Zanzibar Hotels

Pongwe Beach Resort


This small hotel is ideal for those who want the comfort and luxury of a resort, but not the anonymity and size. Situated on the east-coast of Zanzibar (renowned for its wonderful white sandy beaches), the resort offers only 16 cottages all with ocean view. Security is strict around the hotel, only diners and guests can enter the hotel’s grounds. This ensures that Pongwe’s private beach never becomes crowded. Half-board and bed and breakfast options are available.


Accommodation at Pongwe Beach Resort


All rooms feature en suites with traditional walk-in showers as well as private verandas on which guests can take breakfast. The rooms are decorated simply but in traditional Zanzibari style. Rooms are very well cared for and clean. Both beach and bath towels are provided as well as mineral water for drinking and brushing teeth (tap water is very brackish in this region. Indeed, we are advised that some guests have arrived here with unrealistic expectations and have been surprised and disappointed that the hotel - like most of the hotels in the region - uses sea water for ablutions. Guests who expect to shower with fresh water, which has to be trucked in to the area at considerable expense, should be aware of this). Hairdryers are available on request. Though accommodation is simple it is perfectly comfortable.


Food and Drink at Pongwe Beach Resort


The hotel’s restaurant comes highly recommended. Guests are required to book dinner when ordering lunch. This is common in smaller hotels that offer al a carte dining. The menu is varied and fresh. Local fish, meat, vegetables, fruits and spices are used. There are also top quality wines and spirits on offer as well as local beers, juices and soft drinks at the hotel bar. Food and drinks are quite reasonably priced, but do be sure to check your bills as the hotel’s system is not totally reliable—guests are undercharged as often as they are over-charged however! You may share the bar with the bush-babies who come scavenging for fruit.


What’s on offer at Pongwe Beach Resort?


The resort has a reasonable size pool which serves nicely. The local beach is good for both swimming and exploring on foot. Kayaks can be hired for free from the hotel as can snorkelling gear. The hotel has its own long-boat on which guests can join game-fishing trips (costs extra). Dolphins and sharks are often to be spotted on such trips. The hotel can arrange excursions, including scuba diving and spice tours for an extra charge. Though such trips do add up, they are well worth the cost and are similarly expensive wherever you stay on the island.
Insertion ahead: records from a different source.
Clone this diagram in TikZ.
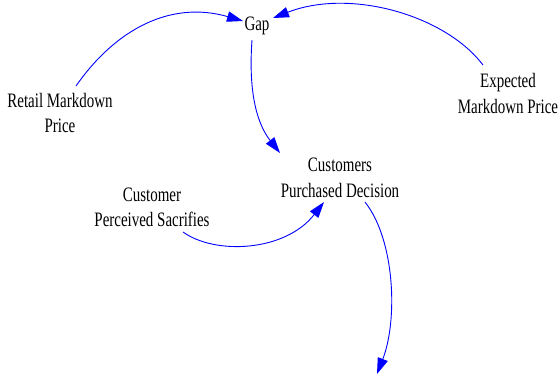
\documentclass[tikz,border=0pt]{standalone}
\usepackage{fontspec}
\newfontfamily\diagfont[FakeStretch=0.73]{Liberation Serif}
\usetikzlibrary{arrows.meta}
\begin{document}
\begin{tikzpicture}[x=1pt,y=-1pt,
  lbl/.style={inner sep=0pt, outer sep=0pt, align=center,
    font=\diagfont\fontsize{20.5}{25.5}\selectfont},
  link/.style={draw={rgb,255:red,0;green,0;blue,255}, line width=0.9pt,
    -{Triangle[length=16pt,width=10.5pt]}}]
\useasboundingbox (0,0) rectangle (560,376);
\node[lbl] (gap) at (257,26) {Gap};
\node[lbl] (ret) at (60,113) {Retail Markdown\\Price};
\node[lbl] (exp) at (508,93.5) {Expected\\Markdown Price};
\node[lbl] (cpd) at (340,178) {Customers\\Purchased Decision};
\node[lbl] (cps) at (152,207.5) {Customer\\Perceived Sacrifies};
\coordinate (out) at (377,374);
\draw[link] ([shift={(16,-27)}]ret.center) .. controls (115,30) and (170,0) .. ([shift={(-14,-5)}]gap.center);
\draw[link] ([shift={(-25,-28.5)}]exp.center) .. controls (445,15) and (350,-12) .. ([shift={(16,-8)}]gap.center);
\draw[link] ([shift={(-5,14)}]gap.center) .. controls (248,95) and (258,125) .. ([shift={(-60,-25)}]cpd.center);
\draw[link] ([shift={(31,24.5)}]cps.center) .. controls (215,255) and (285,252) .. ([shift={(-16,24)}]cpd.center);
\draw[link] ([shift={(25,24)}]cpd.center) .. controls (395,240) and (398,320) .. (out);
\end{tikzpicture}
\end{document}
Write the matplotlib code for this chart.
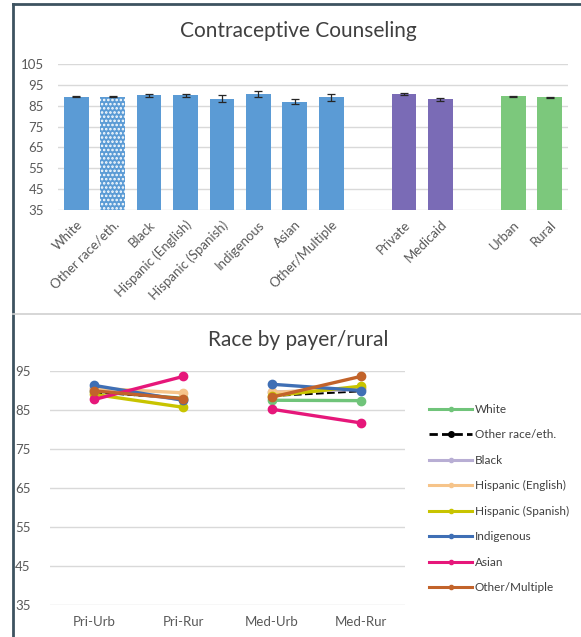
import matplotlib
matplotlib.use("Agg")
import matplotlib.pyplot as plt
from matplotlib.lines import Line2D
import numpy as np

plt.rcParams['font.family'] = ['Lato', 'DejaVu Sans']
plt.rcParams['hatch.linewidth'] = 1.2

# ---- Top chart data ----
bar_labels = ["White", "Other race/eth.", "Black", "Hispanic (English)", "Hispanic (Spanish)",
              "Indigenous", "Asian", "Other/Multiple", "", "Private", "Medicaid", "", "Urban", "Rural"]
bar_values = [89.4, 89.4, 89.9, 90.0, 88.3, 90.5, 86.9, 89.0, np.nan, 90.6, 88.0, np.nan, 89.5, 89.0]
bar_errors = [0.3, 0.3, 0.7, 0.7, 1.6, 1.5, 1.3, 1.8, np.nan, 0.3, 0.6, np.nan, 0.2, 0.4]
bar_groups = ["race", "race", "race", "race", "race", "race", "race", "race", None,
              "payer", "payer", None, "rural", "rural"]

# ---- Bottom chart data ----
line_cats = ["Pri-Urb", "Pri-Rur", "Med-Urb", "Med-Rur"]
series_names = ["White", "Other race/eth.", "Black", "Hispanic (English)", "Hispanic (Spanish)",
                "Indigenous", "Asian", "Other/Multiple"]
white_v = [89.8, 88.0, 87.5, 87.4]
other_v = [89.5, 88.0, 88.6, 89.8]
black_v = [90.5, 87.6, 89.6, 90.3]
hispe_v = [90.6, 89.4, 89.5, 90.6]
hisps_v = [89.0, 85.7, 88.6, 91.1]
indig_v = [91.3, 87.5, 91.6, 90.0]
asian_v = [87.7, 93.6, 85.2, 81.7]
othm_v = [89.9, 87.9, 88.3, 93.6]
series_vals = [white_v, other_v, black_v, hispe_v, hisps_v, indig_v, asian_v, othm_v]

W, H = 581, 637
fig = plt.figure(figsize=(W / 100, H / 100), dpi=100)
fig.patch.set_facecolor('white')

def fx(px):
    return px / W

def fy(py):
    return 1 - py / H

text_c = '#595959'
grid_c = '#d9d9d9'
group_colors = {"race": "#5b9bd5", "payer": "#7a6bb6", "rural": "#7cc87c"}

# ---- top axes ----
ax1 = fig.add_axes([fx(58), fy(210), fx(568) - fx(58), fy(64) - fy(210)])
x = np.arange(len(bar_labels))
for i in range(len(bar_labels)):
    v = bar_values[i]
    if np.isnan(v):
        continue
    col = group_colors[bar_groups[i]]
    if i == 1:
        ax1.bar(x[i], v - 35, bottom=35, width=0.68, color=col, edgecolor='white',
                hatch='....', linewidth=0, zorder=2)
    else:
        ax1.bar(x[i], v - 35, bottom=35, width=0.68, color=col, linewidth=0, zorder=2)
    ax1.errorbar(x[i], v, yerr=bar_errors[i], fmt='none', ecolor='#262626',
                 elinewidth=0.9, capsize=3, capthick=0.9, zorder=3)
ax1.set_xlim(-0.5, len(bar_labels) - 0.5)
ax1.set_ylim(35, 105)
ax1.set_yticks(np.arange(35, 106, 10))
ax1.yaxis.grid(True, color=grid_c, linewidth=1)
ax1.set_axisbelow(True)
ax1.set_xticks([i for i in x if bar_labels[i]])
ax1.set_xticklabels([l for l in bar_labels if l], rotation=45, ha='right',
                    rotation_mode='anchor', fontsize=9.5, color=text_c)
ax1.tick_params(axis='both', length=0, labelsize=9.5, labelcolor=text_c)
ax1.tick_params(axis='x', pad=6)
ax1.tick_params(axis='y', pad=10)
for s in ax1.spines.values():
    s.set_visible(False)
fig.text(fx(298), fy(31), "Contraceptive Counseling", ha='center', va='center',
         fontsize=15, color='#404040')

# ---- bottom axes ----
line_colors = ["#70c47a", "#000000", "#b8aed4", "#f6c48a", "#c8c400", "#3f6fb5",
               "#e6177a", "#c2632a"]
ax2 = fig.add_axes([fx(50), fy(605), fx(405) - fx(50), fy(371) - fy(605)])
xc = np.arange(len(line_cats))
for name, vals, col in zip(series_names, series_vals, line_colors):
    ls = '--' if name == "Other race/eth." else '-'
    lw = 1.5 if name == "Other race/eth." else 2.4
    ms = 4 if name == "Other race/eth." else 6
    for seg in (slice(0, 2), slice(2, 4)):
        ax2.plot(xc[seg], vals[seg], color=col, linestyle=ls, linewidth=lw,
                 marker='o', markersize=ms, zorder=3)
ax2.set_xlim(-0.5, 3.5)
ax2.set_ylim(35, 95)
ax2.set_yticks(np.arange(35, 96, 10))
ax2.set_xticks(xc)
ax2.set_xticklabels(line_cats)
ax2.yaxis.grid(True, color=grid_c, linewidth=1)
ax2.set_axisbelow(True)
ax2.tick_params(axis='both', length=0, labelsize=9.5, labelcolor=text_c)
ax2.tick_params(axis='x', pad=8)
ax2.tick_params(axis='y', pad=14)
for s in ax2.spines.values():
    s.set_visible(False)
fig.text(fx(298), fy(340), "Race by payer/rural", ha='center', va='center',
         fontsize=15, color='#404040')

handles = []
for name, col in zip(series_names, line_colors):
    if name == "Other race/eth.":
        handles.append(Line2D([], [], color=col, linestyle=(0, (3, 1.5)), linewidth=2,
                              marker='o', markersize=4))
    else:
        handles.append(Line2D([], [], color=col, linestyle='-', linewidth=2.2,
                              marker='o', markersize=3))
fig.legend(handles, series_names, loc='upper left', bbox_to_anchor=(fx(424), fy(399)),
           frameon=False, fontsize=8.5, labelcolor='#404040', handlelength=3.7,
           handletextpad=0.2, labelspacing=1.23, borderaxespad=0)

# ---- frame lines ----
fig.add_artist(Line2D([fx(13), fx(581)], [fy(4), fy(4)], color='#3d5360', linewidth=2))
fig.add_artist(Line2D([fx(13), fx(13)], [fy(4), fy(637)], color='#3d5360', linewidth=2))
fig.add_artist(Line2D([fx(13), fx(581)], [fy(314), fy(314)], color='#d0d0d0', linewidth=1.2))

fig.savefig("out.png", dpi=100)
Staff at Pongwe are very friendly and relaxed - indeed, probably the very friendliest that we have encountered throughout Zanzibar. The more intimate service offered by the hotel lends it a unique feel. If on the beach, simply pitch a flag in the sand and a member of hotel staff should be with you in minutes. This attitude and level of attention makes Pongwe an ideal place to chill and take in the quiet. It is not a good resort for young children and teenagers however, most guests are couples and many are honeymooners.


WiFi access is available and free from the hotel’s roof terrace, and the hotel has a laptop which guests can borrow during their stay. The hotel also offers a local and international telephone service at reception. Other services include jeep and motorbike hire (USD 60 / 30 per day) and airport transfers (around USD 50). The hotel accepts credit cards (5% fee) and traveller’s cheques (10% fee)


How to get to Pongwe Beach Resort


The hotel is very difficult to reach by any method of public transport so by far the best options for arriving here are hire-car, taxi or airport transfer (all around USD 50). The hotel is 46 km from Stone Town (slightly less from the airport) and takes just under an hour to reach from either. For the most part the drive is over tarmac, but may get rougher on the last stretch.


Much of the east-coast around these parts has been developed to reflect the luxury requirements of western travellers. However, the surrounding villages and the roads reflect the poverty of Tanzania. Hotel websites may advertise local villages as ‘charming and traditional’ but they may not appear that way.


Although the tourist industry has proved a destructive force in many parts of the country, it is also useful to bear in mind that many resorts and hotels are now contributing to funds to support locals in their regions and that eco-tourism projects are advancing throughout Zanzibar.